*Instructions to follow*: Repeat word for word the lines from the top of the records through the line containing "Serif', Tinos, 'Times", and skip the pictures.

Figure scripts
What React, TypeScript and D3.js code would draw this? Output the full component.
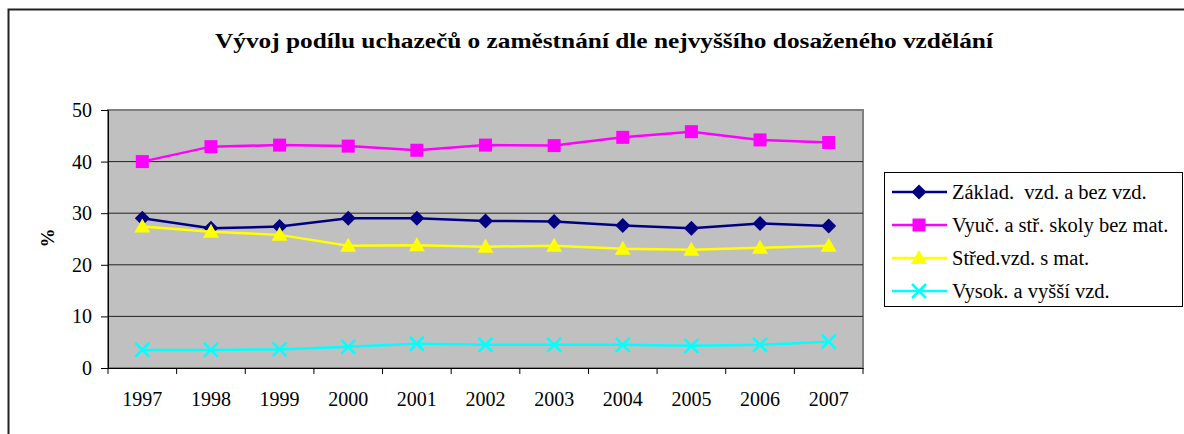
import { useEffect, useRef } from 'react';
import * as d3 from 'd3';

const years = ['1997', '1998', '1999', '2000', '2001', '2002', '2003', '2004', '2005', '2006', '2007'];
const zaklad = [29.0, 27.1, 27.4, 29.0, 29.0, 28.5, 28.4, 27.6, 27.1, 28.0, 27.5];
const vyucen = [40.0, 42.9, 43.2, 43.0, 42.2, 43.2, 43.1, 44.7, 45.8, 44.2, 43.7];
const stredni = [27.4, 26.4, 25.8, 23.7, 23.8, 23.5, 23.7, 23.1, 22.9, 23.3, 23.7];
const vysoke = [3.5, 3.5, 3.6, 4.1, 4.7, 4.5, 4.5, 4.5, 4.3, 4.5, 5.1];
const yTicks = [0, 10, 20, 30, 40, 50];

const seriesNames = [
  'Základ.  vzd. a bez vzd.',
  'Vyuč. a stř. skoly bez mat.',
  'Střed.vzd. s mat.',
  'Vysok. a vyšší vzd.',
];

type Marker = 'diamond' | 'square' | 'triangle' | 'cross';

const series: { name: string; values: number[]; color: string; marker: Marker }[] = [
  { name: seriesNames[0], values: zaklad, color: '#000080', marker: 'diamond' },
  { name: seriesNames[1], values: vyucen, color: '#FF00FF', marker: 'square' },
  { name: seriesNames[2], values: stredni, color: '#FFFF00', marker: 'triangle' },
  { name: seriesNames[3], values: vysoke, color: '#00FFFF', marker: 'cross' },
];

const FONT = "'Liberation Serif', Tinos, 'Times New Roman', 'DejaVu Serif', serif";

function drawMarker(g: d3.Selection<SVGGElement, unknown, null, undefined>, kind: Marker, color: string) {
  if (kind === 'diamond') {
    g.append('path').attr('d', 'M0,-7.5L7.5,0L0,7.5L-7.5,0Z').attr('fill', color);
  } else if (kind === 'square') {
    g.append('rect').attr('x', -6.5).attr('y', -6.5).attr('width', 13).attr('height', 13).attr('fill', color);
  } else if (kind === 'triangle') {
    g.append('path').attr('d', 'M0,-8L8,6L-8,6Z').attr('fill', color);
  } else {
    g.append('path').attr('d', 'M-7,-7L7,7M-7,7L7,-7')
      .attr('stroke', color).attr('stroke-width', 2.5).attr('fill', 'none');
  }
}

export default function App() {
  const svgRef = useRef<SVGSVGElement>(null);

  useEffect(() => {
    if (!svgRef.current) return;
    const svg = d3.select(svgRef.current);
    svg.selectAll('*').remove();

    const left = 108, right = 863, top = 110, bottom = 368;

    const x = d3.scaleBand<string>().domain(years).range([left, right]).padding(0);
    const y = d3.scaleLinear().domain([0, 50]).range([bottom, top]);
    const cx = (yr: string) => (x(yr) ?? 0) + x.bandwidth() / 2;

    // outer chart frame
    svg.append('rect')
      .attr('x', 8.5).attr('y', 9.5).attr('width', 1190).attr('height', 440)
      .attr('fill', 'white').attr('stroke', '#222').attr('stroke-width', 2);

    // title
    svg.append('text')
      .attr('x', 215).attr('y', 48)
      .attr('textLength', 778).attr('lengthAdjust', 'spacingAndGlyphs')
      .style('font-family', FONT).style('font-weight', 'bold').style('font-size', '22px')
      .text('Vývoj podílu uchazečů o zaměstnání dle nejvyššího dosaženého vzdělání');

    // plot area
    svg.append('rect')
      .attr('x', left).attr('y', top).attr('width', right - left).attr('height', bottom - top)
      .attr('fill', '#C0C0C0').attr('stroke', '#808080').attr('stroke-width', 2);

    // gridlines
    svg.append('g').selectAll('line')
      .data(yTicks.filter(t => t > 0 && t < 50))
      .join('line')
      .attr('x1', left).attr('x2', right)
      .attr('y1', d => y(d)).attr('y2', d => y(d))
      .attr('stroke', '#222').attr('stroke-width', 1);

    // y axis
    const yAxis = svg.append('g')
      .attr('transform', `translate(${left},0)`)
      .call(d3.axisLeft(y).tickValues(yTicks).tickSize(7).tickPadding(9).tickFormat(d3.format('d')));
    yAxis.select('.domain').attr('stroke', '#000');
    yAxis.selectAll('line').attr('stroke', '#000');
    yAxis.selectAll('text').style('font-family', FONT).style('font-size', '20px').attr('fill', '#000');

    // x axis
    const xAxis = svg.append('g')
      .attr('transform', `translate(0,${bottom})`)
      .call(d3.axisBottom(x).tickSize(0).tickPadding(24));
    xAxis.select('.domain').attr('stroke', '#000');
    xAxis.selectAll('text').style('font-family', FONT).style('font-size', '20px').attr('fill', '#000');
    // tick marks at category boundaries
    const bounds = years.map(yr => x(yr) ?? 0).concat([right]);
    svg.append('g').selectAll('line')
      .data(bounds)
      .join('line')
      .attr('x1', d => d).attr('x2', d => d)
      .attr('y1', bottom).attr('y2', bottom + 6)
      .attr('stroke', '#000');

    // y axis title
    svg.append('text')
      .attr('transform', 'translate(54,238) rotate(-90)')
      .attr('text-anchor', 'middle')
      .style('font-family', FONT).style('font-weight', 'bold').style('font-size', '19px')
      .text('%');

    // series
    const line = d3.line<number>()
      .x((_, i) => cx(years[i]))
      .y(d => y(d));

    series.forEach(s => {
      svg.append('path')
        .attr('d', line(s.values) ?? '')
        .attr('fill', 'none').attr('stroke', s.color).attr('stroke-width', 2.5);
      s.values.forEach((v, i) => {
        const g = svg.append('g').attr('transform', `translate(${cx(years[i])},${y(v)})`);
        drawMarker(g, s.marker, s.color);
      });
    });

    // legend
    svg.append('rect')
      .attr('x', 884.5).attr('y', 172.5).attr('width', 298).attr('height', 134)
      .attr('fill', 'white').attr('stroke', '#000').attr('stroke-width', 1);
    const legendY = d3.scalePoint<string>().domain(seriesNames).range([192, 291]);
    series.forEach(s => {
      const ly = legendY(s.name) ?? 0;
      svg.append('line')
        .attr('x1', 892).attr('x2', 947).attr('y1', ly).attr('y2', ly)
        .attr('stroke', s.color).attr('stroke-width', 2.5);
      const g = svg.append('g').attr('transform', `translate(919,${ly})`);
      drawMarker(g, s.marker, s.color);
      svg.append('text')
        .attr('x', 952).attr('y', ly).attr('dy', '0.35em')
        .style('font-family', FONT).style('font-size', '20.5px').style('white-space', 'pre')
        .text(s.name);
    });
  }, []);

  return (
    <svg
      ref={svgRef}
      width={1184}
      height={434}
      style={{ position: 'absolute', left: 0, top: 0, background: 'white' }}
    />
  );
}
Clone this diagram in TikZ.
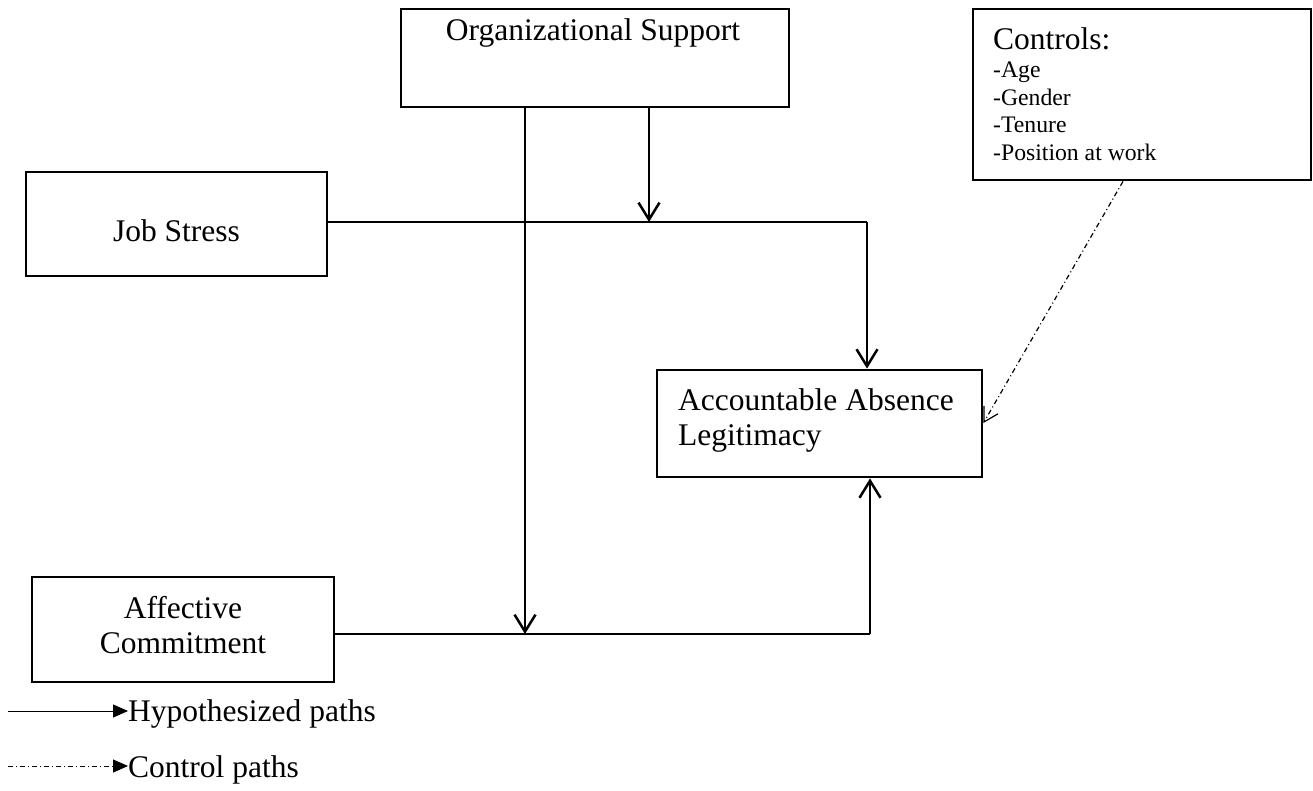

*Task result*:
What React, TypeScript and D3.js code would draw this? Output the full component.
import { useEffect, useRef } from 'react';
import * as d3 from 'd3';

const years = ['1997', '1998', '1999', '2000', '2001', '2002', '2003', '2004', '2005', '2006', '2007'];
const zaklad = [29.0, 27.1, 27.4, 29.0, 29.0, 28.5, 28.4, 27.6, 27.1, 28.0, 27.5];
const vyucen = [40.0, 42.9, 43.2, 43.0, 42.2, 43.2, 43.1, 44.7, 45.8, 44.2, 43.7];
const stredni = [27.4, 26.4, 25.8, 23.7, 23.8, 23.5, 23.7, 23.1, 22.9, 23.3, 23.7];
const vysoke = [3.5, 3.5, 3.6, 4.1, 4.7, 4.5, 4.5, 4.5, 4.3, 4.5, 5.1];
const yTicks = [0, 10, 20, 30, 40, 50];

const seriesNames = [
  'Základ.  vzd. a bez vzd.',
  'Vyuč. a stř. skoly bez mat.',
  'Střed.vzd. s mat.',
  'Vysok. a vyšší vzd.',
];

type Marker = 'diamond' | 'square' | 'triangle' | 'cross';

const series: { name: string; values: number[]; color: string; marker: Marker }[] = [
  { name: seriesNames[0], values: zaklad, color: '#000080', marker: 'diamond' },
  { name: seriesNames[1], values: vyucen, color: '#FF00FF', marker: 'square' },
  { name: seriesNames[2], values: stredni, color: '#FFFF00', marker: 'triangle' },
  { name: seriesNames[3], values: vysoke, color: '#00FFFF', marker: 'cross' },
];

const FONT = "'Liberation Serif', Tinos, 'Times New Roman', 'DejaVu Serif', serif";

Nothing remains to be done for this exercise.